Rademics Logo

Rademics Research Institute

Peer Reviewed Chapter
Chapter Name : Reinforcement Learning: Algorithms, Techniques, and Applications in Complex Decision-Making

Author Name : Kavita Srivastava, Brijesh Kumar Bhardwaj

Copyright: © 2024 | Pages: 41

DOI: 10.71443/9788197282164-10

Received: 26/02/2024 Accepted: 16/05/2024 Published: 22/06/2024

Abstract

Decentralized policy learning represents a pivotal advancement in multi-agent systems, enabling multiple agents to independently learn and make decisions within shared environments. This chapter explores the intricacies of decentralized policy learning, emphasizing its significance for scalability and adaptability in complex systems. The discussion begins with a comprehensive overview of decentralized policy learning, highlighting its advantages in enhancing robustness and flexibility while addressing the challenges of coordination and convergence. Techniques such as Distributed Q-Learning, Multi-Agent Deep Reinforcement Learning (MADRL), and Actor-Critic frameworks are examined, demonstrating their efficacy in managing interactions and optimizing agent behaviors. The chapter further explores the integration of decentralized learning with scalable multi-agent frameworks, emphasizing the importance of effective communication and coordination. Future research directions are outlined, focusing on advanced coordination strategies, high-dimensional environment management, and hybrid approaches combining decentralized and centralized elements. This chapter provides a thorough understanding of decentralized policy learning, offering insights into its application and potential advancements.

Introduction

Decentralized policy learning has emerged as a transformative approach within multi-agent systems, where autonomous agents interact in a shared environment and learn to make decisions independently [1]. This paradigm contrasts sharply with centralized policy learning, where a single entity orchestrates the learning process for all agents [2-4]. Decentralized policy learning allows each agent to develop and refine its policy based on local observations and interactions, thereby enhancing scalability and flexibility in complex systems [5,6]. As the complexity and number of agents increase, decentralized approaches become increasingly advantageous, facilitating more adaptable and resilient systems [7,8]. By distributing the learning process across multiple agents, this approach mitigates the computational and communication overhead associated with central control, making it suitable for large-scale applications where centralized coordination was impractical [9].

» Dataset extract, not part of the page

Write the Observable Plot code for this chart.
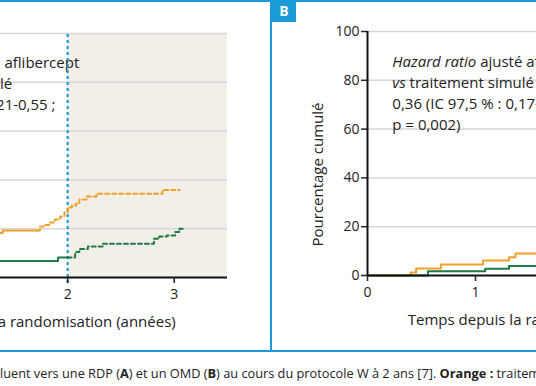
<!DOCTYPE html>
<html><head><meta charset="utf-8">
<script src="https://cdn.jsdelivr.net/npm/d3@7"></script>
<script src="https://cdn.jsdelivr.net/npm/@observablehq/plot@0.6"></script>
<style>
body{margin:0;background:#fff;}
#root{position:relative;width:536px;height:386px;overflow:hidden;font-family:"Open Sans",sans-serif;color:#222;background:#fff;}
.abs{position:absolute;}
</style></head><body><div id="root"></div>
<script>
// ---- data ----
const xTicks = [0, 1, 2, 3];
const yTicks = [0, 20, 40, 60, 80, 100];
const gridTicks = [20, 40, 60, 80, 100];
const xLabel = "Temps depuis la randomisation (années)";
const yLabel = "Pourcentage cumulé";

// Panel A (RDP)
const aOrangeSolidT = [1.2, 1.39, 1.71];
const aOrangeSolidP = [18.2, 19.3, 19.3];
const aOrangeDashT = [1.71, 1.74, 1.79, 1.83, 1.88, 1.93, 1.97, 2.00, 2.04, 2.08, 2.11, 2.18, 2.27, 2.89, 3.05];
const aOrangeDashP = [19.3, 20.9, 21.5, 22.5, 23.8, 25.0, 26.6, 28.7, 29.5, 30.3, 32.0, 33.2, 34.3, 35.9, 35.9];
const aGreenSolidT = [1.2, 1.91, 2.00];
const aGreenSolidP = [6.8, 8.2, 8.2];
const aGreenDashT = [2.00, 2.07, 2.11, 2.19, 2.33, 2.81, 2.86, 2.93, 3.01, 3.05, 3.08];
const aGreenDashP = [8.2, 10.4, 11.7, 12.7, 13.8, 15.9, 16.8, 17.2, 18.6, 20.0, 20.0];
const aText = ["Hazard ratio ajusté aflibercept", "vs traitement simulé", "0,34 (IC 97,5 % : 0,21-0,55 ;", "p < 0,001)"];

// Panel B (OMD)
const bOrangeT = [0, 0.40, 0.45, 0.68, 1.07, 1.31, 1.37, 1.6];
const bOrangeP = [0, 1.2, 2.9, 4.5, 6.1, 7.5, 9.0, 9.0];
const bGreenT = [0, 0.56, 1.09, 1.31, 1.6];
const bGreenP = [0, 1.7, 2.8, 3.9, 3.9];
const bText = ["Hazard ratio ajusté aflibercept", "vs traitement simulé", "0,36 (IC 97,5 % : 0,17-0,77 ;", "p = 0,002)"];

const caption = 'luent vers une RDP (<b>A</b>) et un OMD (<b>B</b>) au cours du protocole W à 2 ans [7]. <b>Orange :</b> traitement simulé ; <b>vert :</b> aflibercept.';

// ---- style ----
const ORANGE = "#f2a02a", GREEN = "#1f7a45", BLUE = "#1a9ad6";
const FONT = "'Open Sans', sans-serif";
const zip = (T, P) => T.map((t, i) => ({t, p: P[i]}));

function panel(o) {
  const marks = [];
  if (o.shade) marks.push(Plot.rect([0], {x1: 2, x2: 3.5, y1: 0, y2: 100, fill: "#f2eee8"}));
  marks.push(Plot.gridY(gridTicks, {stroke: "#d6d6d6", strokeOpacity: 1, strokeWidth: 1.5}));
  marks.push(Plot.text([o.text.join("\n")], {text: d => d, x: o.tx, y: o.ty, textAnchor: "start", lineAnchor: "top", lineHeight: 1.4, fontSize: 15, fill: "#222"}));
  if (o.shade) marks.push(Plot.ruleX([2], {y1: -2.5, y2: 100, stroke: BLUE, strokeWidth: 2.2, strokeDasharray: "3,3"}));
  for (const s of o.series) {
    marks.push(Plot.line(s.data, {x: "t", y: "p", curve: "step-after", stroke: s.color, strokeWidth: 2, strokeDasharray: s.dash ? "4,3" : null}));
  }
  marks.push(Plot.ruleY([0], {x1: 0, x2: 3.5, stroke: "#111", strokeWidth: 2}));
  marks.push(Plot.ruleX([0], {y1: 0, y2: 100, stroke: "#111", strokeWidth: 2}));
  marks.push(Plot.axisX(xTicks, {tickSize: 6, tickPadding: 6, tickFormat: d => String(d), label: null, strokeWidth: 1.5, fontSize: 14}));
  marks.push(Plot.axisY(yTicks, {tickSize: 6, tickPadding: 2, tickFormat: d => String(d), label: null, strokeWidth: 1.5, fontSize: 14}));
  marks.push(Plot.text([xLabel], {text: d => d, frameAnchor: "bottom", lineAnchor: "middle", textAnchor: "middle", dx: -7, dy: 45, fontSize: 15, fill: "#222"}));
  marks.push(Plot.text([yLabel], {text: d => d, frameAnchor: "left", textAnchor: "middle", lineAnchor: "middle", rotate: -90, dx: -49, dy: 21, fontSize: 15, fill: "#222"}));
  const svg = Plot.plot({
    width: o.width, height: o.height,
    marginTop: o.mt, marginBottom: o.mb, marginLeft: 60, marginRight: 10,
    x: {domain: [0, 3.5]}, y: {domain: [0, 100]},
    style: {fontFamily: FONT, fontSize: "14px", color: "#222", background: "transparent", overflow: "visible"},
    marks
  });
  // italic words
  d3.select(svg).selectAll("text tspan").each(function () {
    const sp = d3.select(this);
    const s = sp.text();
    if (s.startsWith("Hazard ratio")) {
      sp.text("");
      sp.append("tspan").attr("font-style", "italic").text("Hazard ratio");
      sp.append("tspan").text(s.slice(12));
    } else if (s.startsWith("vs ")) {
      sp.text("");
      sp.append("tspan").attr("font-style", "italic").text("vs");
      sp.append("tspan").text(s.slice(2));
    }
  });
  svg.style.position = "absolute";
  svg.style.left = o.left + "px";
  svg.style.top = "0px";
  return svg;
}

const root = document.getElementById("root");

root.appendChild(panel({
  left: -206, width: 443, height: 337, mt: 33, mb: 60, shade: true,
  tx: 0.15, ty: 92, text: aText,
  series: [
    {data: zip(aOrangeSolidT, aOrangeSolidP), color: ORANGE},
    {data: zip(aOrangeDashT, aOrangeDashP), color: ORANGE, dash: true},
    {data: zip(aGreenSolidT, aGreenSolidP), color: GREEN},
    {data: zip(aGreenDashT, aGreenDashP), color: GREEN, dash: true}
  ]
}));

root.appendChild(panel({
  left: 307, width: 448, height: 335, mt: 31, mb: 60, shade: false,
  tx: 0.23, ty: 91.5, text: bText,
  series: [
    {data: zip(bOrangeT, bOrangeP), color: ORANGE},
    {data: zip(bGreenT, bGreenP), color: GREEN}
  ]
}));

// frame lines
function box(l, t, w, h, bg) {
  const d = document.createElement("div");
  d.className = "abs";
  Object.assign(d.style, {left: l + "px", top: t + "px", width: w + "px", height: h + "px", background: bg});
  root.appendChild(d);
  return d;
}
box(0, 0, 536, 2, BLUE);
box(270, 0, 2, 352, BLUE);
box(0, 350, 536, 2, BLUE);
const bBox = box(272, 0, 24, 22, BLUE);
Object.assign(bBox.style, {color: "#fff", fontWeight: "bold", fontSize: "14px", lineHeight: "22px", textAlign: "center"});
bBox.textContent = "B";

const cap = document.createElement("div");
cap.className = "abs";
Object.assign(cap.style, {left: "0px", top: "364px", fontSize: "12.75px", whiteSpace: "nowrap", lineHeight: "18px", color: "#222"});
cap.innerHTML = caption;
root.appendChild(cap);
</script></body></html>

The primary advantage of decentralized policy learning lies in its ability to scale efficiently in environments with numerous agents [10]. Each agent operates based on its local view and experiences, which reduces the burden on any single entity and enhances the overall system's adaptability [11]. However, this decentralized approach also introduces challenges, particularly in terms of coordination and convergence [12]. Without a global perspective, ensuring that agents' actions align with collective goals can be difficult, leading to potential inefficiencies and suboptimal performance [13]. Furthermore, the dynamic nature of interactions among agents complicates the learning process, as each agent must continuously adapt to the behaviors of others [14]. Addressing these challenges requires sophisticated algorithms and coordination strategies to ensure that decentralized policy learning can achieve desired outcomes [15].